TASK INSTRUCTIONS: Skip every picture and transcribe the remaining material exactly.

(Records with drawing code)
_____

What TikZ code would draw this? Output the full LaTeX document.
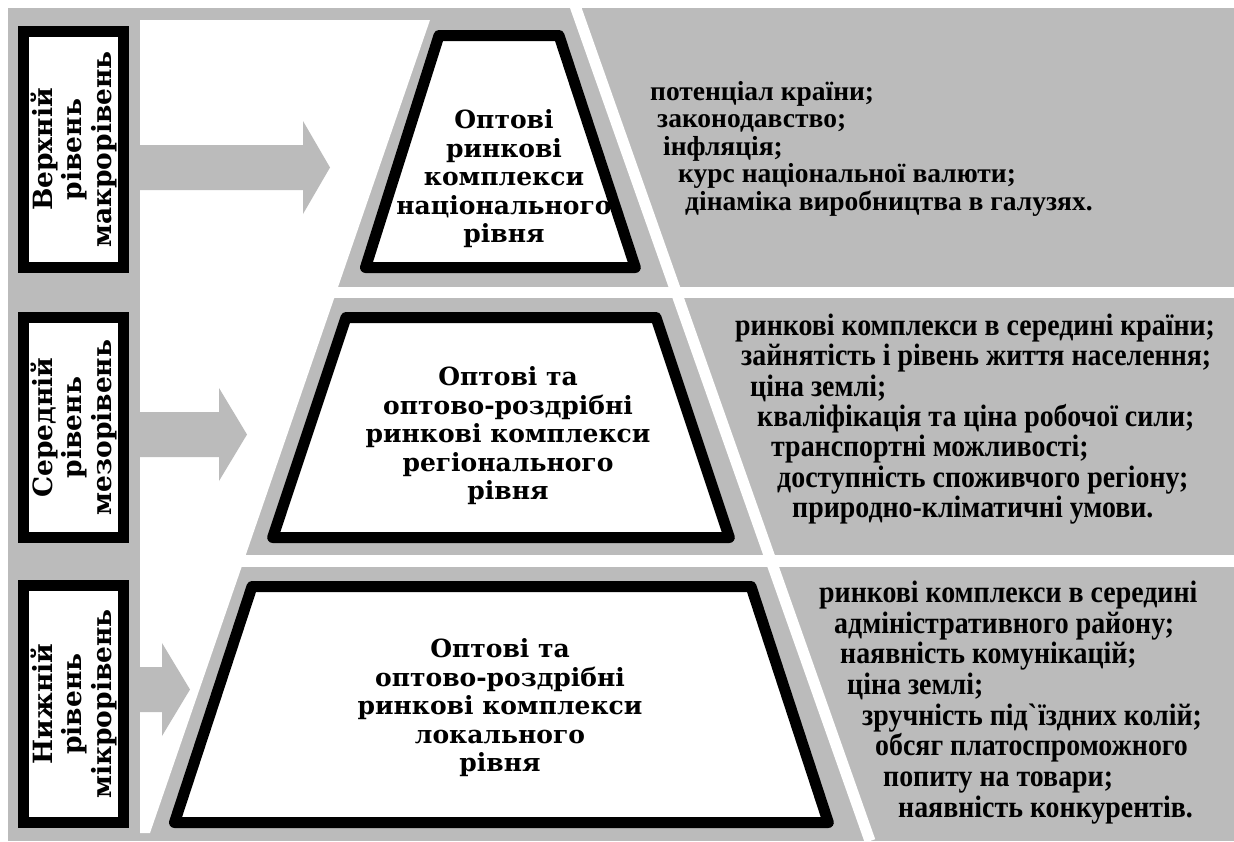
\documentclass[tikz,border=0pt]{standalone}
\usepackage{fontspec}
\setmainfont{Liberation Serif}
\newfontfamily\capfont{DejaVu Serif}
\newfontfamily\factfont{Liberation Serif}[FakeStretch=0.9]

\definecolor{slab}{RGB}{187,187,187}

\tikzset{
  levelbox/.style={draw=black, line width=11pt, fill=white, rotate=90, minimum height=100pt,
    inner sep=0pt, align=center, font=\capfont\bfseries\fontsize{26.5}{29.5}\selectfont},
  trapline/.style={draw=black, line width=11pt, fill=white, line join=round},
  traptext/.style={align=center, inner sep=0pt, font=\capfont\bfseries\fontsize{25}{28.5}\selectfont},
  factor/.style={anchor=base west, inner sep=0pt, font=\factfont\bfseries\fontsize{31}{30}\selectfont},
  topfactor/.style={factor, font=\bfseries\fontsize{27.5}{27}\selectfont},
}

\begin{document}
\begin{tikzpicture}[x=1pt,y=-1pt]
\useasboundingbox (0,0) rectangle (1234,841);

% grey ground, white cut-outs
\fill[slab] (8,8) rectangle (1234,841);
\fill[white] (140,20) -- (430,20) -- (150,833) -- (140,833) -- cycle;
\fill[white] (300,287) rectangle (1234,298);
\fill[white] (200,555) rectangle (1234,567);
\draw[white, line width=11pt] (573,0) -- (870,841);

% block arrows
\foreach \ym/\xb/\xt in {167.5/303/330, 434.5/219/247, 689.5/162/190}
  \fill[slab] (140,\ym-22.5) -- (\xb,\ym-22.5) -- (\xb,\ym-46.5) -- (\xt,\ym)
    -- (\xb,\ym+46.5) -- (\xb,\ym+22.5) -- (140,\ym+22.5) -- cycle;

% levels
\node[levelbox, minimum width=236pt] (upper) at (73.5,149.5) {Верхній\\рівень\\макрорівень};
\node[levelbox, minimum width=220pt] (middle) at (73.5,427.5) {Середній\\рівень\\мезорівень};
\node[levelbox, minimum width=237pt] (lower) at (73.5,704) {Нижній\\рівень\\мікрорівень};

% trapezia
\draw[trapline] (439,35.5) -- (559,35.5) -- (635.3,267.5) -- (365.5,267.5) -- cycle;
\draw[trapline] (346,317.5) -- (656,317.5) -- (729.3,537.5) -- (272.7,537.5) -- cycle;
\draw[trapline] (252,586.5) -- (751,586.5) -- (828.3,822.5) -- (174.5,822.5) -- cycle;

\node[traptext] (nat) at (504,179) {Оптові\\ринкові\\комплекси\\національного\\рівня};
\node[traptext] (reg) at (508,436) {Оптові та\\оптово-роздрібні\\ринкові комплекси\\регіонального\\рівня};
\node[traptext] (loc) at (500,708) {Оптові та\\оптово-роздрібні\\ринкові комплекси\\локального\\рівня};

% factors
\foreach \x/\y/\t [count=\i] in {650/100/потенціал країни;, 657/127.5/законодавство;,
    663/155/інфляція;, 678/182.5/курс національної валюти;, 685/210/дінаміка виробництва в галузях.}
  \node[topfactor] (nf\i) at (\x,\y) {\t};

\foreach \x/\y/\t [count=\i] in {735/335/ринкові комплекси в середині країни;,
    741/365/зайнятість і рівень життя населення;, 750/396/ціна землі;,
    757/426/кваліфікація та ціна робочої сили;, 771/456/транспортні можливості;,
    777/487/доступність споживчого регіону;, 792/517/природно-кліматичні умови.}
  \node[factor] (rf\i) at (\x,\y) {\t};

\foreach \x/\y/\t [count=\i] in {819/602/ринкові комплекси в середині,
    834/633/адміністративного району;, 840/663/наявність комунікацій;, 847/694/ціна землі;,
    862/725/зручність під\textasciigrave їздних колій;, 875/755/обсяг платоспроможного,
    883/786/попиту на товари;, 898/817/наявність конкурентів.}
  \node[factor] (lf\i) at (\x,\y) {\t};

\end{tikzpicture}
\end{document}
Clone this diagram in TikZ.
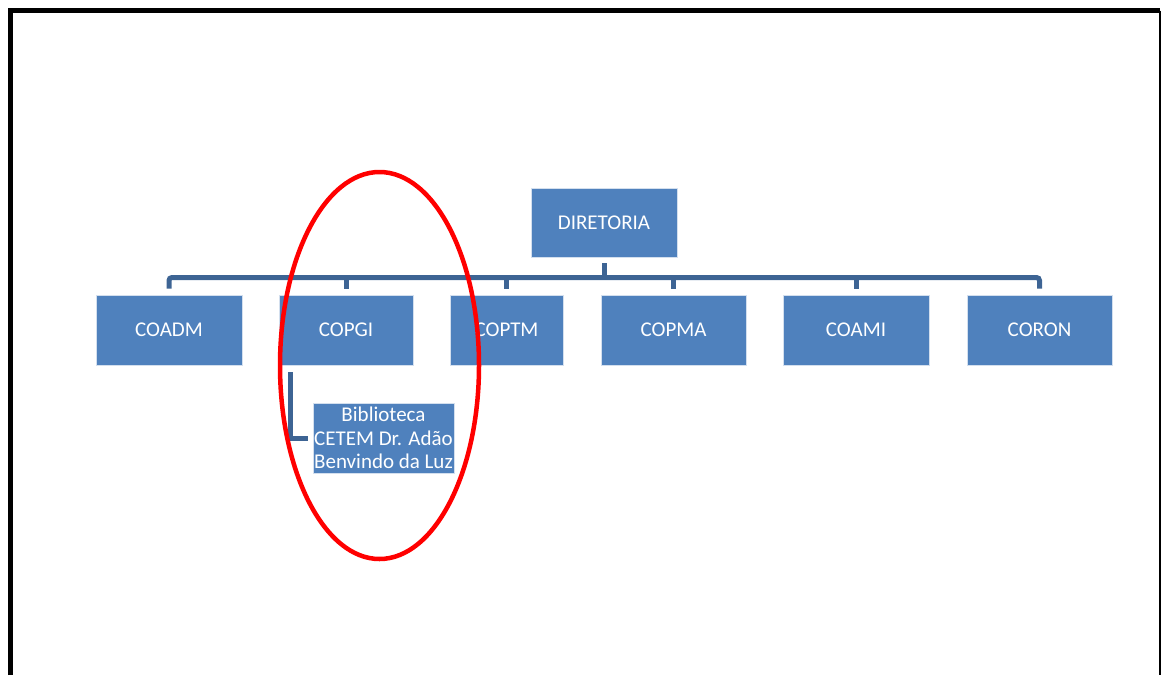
\documentclass[tikz,border=0pt]{standalone}
\usepackage{fontspec}
\setmainfont{Carlito}
\definecolor{boxblue}{RGB}{79,129,189}
\definecolor{linkblue}{RGB}{61,100,148}
\tikzset{
  unit/.style={draw=white!75!boxblue, line width=0.8pt, fill=boxblue, text=white,
    minimum height=70pt, inner sep=0pt, align=center,
    font=\fontsize{21}{23.5}\selectfont},
  link/.style={draw=linkblue, line width=5pt},
}
\begin{document}
\begin{tikzpicture}[x=1pt,y=-1pt]
\useasboundingbox (0,0) rectangle (1161,675);
\draw[line width=5pt] (10.5,675) -- (10.5,10.5) -- (1160,10.5);
\draw[line width=2.5pt] (1160,10.5) -- (1160,675);

\node[unit, minimum width=146pt, minimum height=69pt] (dir) at (604,222.5) {DIRETORIA};

\node[unit, minimum width=146pt] (coadm) at (169,330) {COADM};
\node[unit, minimum width=134pt] (copgi) at (346,330) {COPGI};
\node[unit, minimum width=113pt] (coptm) at (506.5,330) {COPTM};
\node[unit, minimum width=145pt] (copma) at (673.5,330) {COPMA};
\node[unit, minimum width=146pt] (coami) at (856,330) {COAMI};
\node[unit, minimum width=145pt] (coron) at (1039.5,330) {CORON};

\node[unit, minimum width=141pt] (bib) at (383.5,438) {Biblioteca\\CETEM Dr. Adão\\Benvindo da Luz};

\coordinate (bus) at (604,277.5);
\draw[link, rounded corners=3pt] ([yshift=6pt]coadm.north) |- (bus -| coron.north) -- ([yshift=6pt]coron.north);
\foreach \n in {copgi,coptm,copma,coami}
  \draw[link] ([yshift=6pt]\n.north) -- (\n.north |- bus);
\draw[link] ([yshift=-6pt]dir.south) -- (dir.south |- bus);
\draw[link] ([shift={(12pt,-7pt)}]copgi.south west) |- ([xshift=-5pt]bib.west);

% highlight
\draw[red, line width=4.5pt] (379.5,365.5) ellipse [x radius=99.5, y radius=193.5];
\end{tikzpicture}
\end{document}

_____

SOLUTION TO THE PROBLEM:
What TikZ code would draw this? Output the full LaTeX document.
\documentclass[tikz,border=0pt]{standalone}
\usepackage{fontspec}
\setmainfont{Liberation Serif}
\newfontfamily\capfont{DejaVu Serif}
\newfontfamily\factfont{Liberation Serif}[FakeStretch=0.9]

\definecolor{slab}{RGB}{187,187,187}

\tikzset{
  levelbox/.style={draw=black, line width=11pt, fill=white, rotate=90, minimum height=100pt,
    inner sep=0pt, align=center, font=\capfont\bfseries\fontsize{26.5}{29.5}\selectfont},
  trapline/.style={draw=black, line width=11pt, fill=white, line join=round},
  traptext/.style={align=center, inner sep=0pt, font=\capfont\bfseries\fontsize{25}{28.5}\selectfont},
  factor/.style={anchor=base west, inner sep=0pt, font=\factfont\bfseries\fontsize{31}{30}\selectfont},
  topfactor/.style={factor, font=\bfseries\fontsize{27.5}{27}\selectfont},
}

\begin{document}
\begin{tikzpicture}[x=1pt,y=-1pt]
\useasboundingbox (0,0) rectangle (1234,841);

% grey ground, white cut-outs
\fill[slab] (8,8) rectangle (1234,841);
\fill[white] (140,20) -- (430,20) -- (150,833) -- (140,833) -- cycle;
\fill[white] (300,287) rectangle (1234,298);
\fill[white] (200,555) rectangle (1234,567);
\draw[white, line width=11pt] (573,0) -- (870,841);

% block arrows
\foreach \ym/\xb/\xt in {167.5/303/330, 434.5/219/247, 689.5/162/190}
  \fill[slab] (140,\ym-22.5) -- (\xb,\ym-22.5) -- (\xb,\ym-46.5) -- (\xt,\ym)
    -- (\xb,\ym+46.5) -- (\xb,\ym+22.5) -- (140,\ym+22.5) -- cycle;

% levels
\node[levelbox, minimum width=236pt] (upper) at (73.5,149.5) {Верхній\\рівень\\макрорівень};
\node[levelbox, minimum width=220pt] (middle) at (73.5,427.5) {Середній\\рівень\\мезорівень};
\node[levelbox, minimum width=237pt] (lower) at (73.5,704) {Нижній\\рівень\\мікрорівень};

% trapezia
\draw[trapline] (439,35.5) -- (559,35.5) -- (635.3,267.5) -- (365.5,267.5) -- cycle;
\draw[trapline] (346,317.5) -- (656,317.5) -- (729.3,537.5) -- (272.7,537.5) -- cycle;
\draw[trapline] (252,586.5) -- (751,586.5) -- (828.3,822.5) -- (174.5,822.5) -- cycle;

\node[traptext] (nat) at (504,179) {Оптові\\ринкові\\комплекси\\національного\\рівня};
\node[traptext] (reg) at (508,436) {Оптові та\\оптово-роздрібні\\ринкові комплекси\\регіонального\\рівня};
\node[traptext] (loc) at (500,708) {Оптові та\\оптово-роздрібні\\ринкові комплекси\\локального\\рівня};

% factors
\foreach \x/\y/\t [count=\i] in {650/100/потенціал країни;, 657/127.5/законодавство;,
    663/155/інфляція;, 678/182.5/курс національної валюти;, 685/210/дінаміка виробництва в галузях.}
  \node[topfactor] (nf\i) at (\x,\y) {\t};

\foreach \x/\y/\t [count=\i] in {735/335/ринкові комплекси в середині країни;,
    741/365/зайнятість і рівень життя населення;, 750/396/ціна землі;,
    757/426/кваліфікація та ціна робочої сили;, 771/456/транспортні можливості;,
    777/487/доступність споживчого регіону;, 792/517/природно-кліматичні умови.}
  \node[factor] (rf\i) at (\x,\y) {\t};

\foreach \x/\y/\t [count=\i] in {819/602/ринкові комплекси в середині,
    834/633/адміністративного району;, 840/663/наявність комунікацій;, 847/694/ціна землі;,
    862/725/зручність під\textasciigrave їздних колій;, 875/755/обсяг платоспроможного,
    883/786/попиту на товари;, 898/817/наявність конкурентів.}
  \node[factor] (lf\i) at (\x,\y) {\t};

\end{tikzpicture}
\end{document}
Clone this diagram in TikZ.
\documentclass[tikz,border=0pt]{standalone}
\usepackage{fontspec}
\setmainfont{Carlito}
\definecolor{boxblue}{RGB}{79,129,189}
\definecolor{linkblue}{RGB}{61,100,148}
\tikzset{
  unit/.style={draw=white!75!boxblue, line width=0.8pt, fill=boxblue, text=white,
    minimum height=70pt, inner sep=0pt, align=center,
    font=\fontsize{21}{23.5}\selectfont},
  link/.style={draw=linkblue, line width=5pt},
}
\begin{document}
\begin{tikzpicture}[x=1pt,y=-1pt]
\useasboundingbox (0,0) rectangle (1161,675);
\draw[line width=5pt] (10.5,675) -- (10.5,10.5) -- (1160,10.5);
\draw[line width=2.5pt] (1160,10.5) -- (1160,675);

\node[unit, minimum width=146pt, minimum height=69pt] (dir) at (604,222.5) {DIRETORIA};

\node[unit, minimum width=146pt] (coadm) at (169,330) {COADM};
\node[unit, minimum width=134pt] (copgi) at (346,330) {COPGI};
\node[unit, minimum width=113pt] (coptm) at (506.5,330) {COPTM};
\node[unit, minimum width=145pt] (copma) at (673.5,330) {COPMA};
\node[unit, minimum width=146pt] (coami) at (856,330) {COAMI};
\node[unit, minimum width=145pt] (coron) at (1039.5,330) {CORON};

\node[unit, minimum width=141pt] (bib) at (383.5,438) {Biblioteca\\CETEM Dr. Adão\\Benvindo da Luz};

\coordinate (bus) at (604,277.5);
\draw[link, rounded corners=3pt] ([yshift=6pt]coadm.north) |- (bus -| coron.north) -- ([yshift=6pt]coron.north);
\foreach \n in {copgi,coptm,copma,coami}
  \draw[link] ([yshift=6pt]\n.north) -- (\n.north |- bus);
\draw[link] ([yshift=-6pt]dir.south) -- (dir.south |- bus);
\draw[link] ([shift={(12pt,-7pt)}]copgi.south west) |- ([xshift=-5pt]bib.west);

% highlight
\draw[red, line width=4.5pt] (379.5,365.5) ellipse [x radius=99.5, y radius=193.5];
\end{tikzpicture}
\end{document}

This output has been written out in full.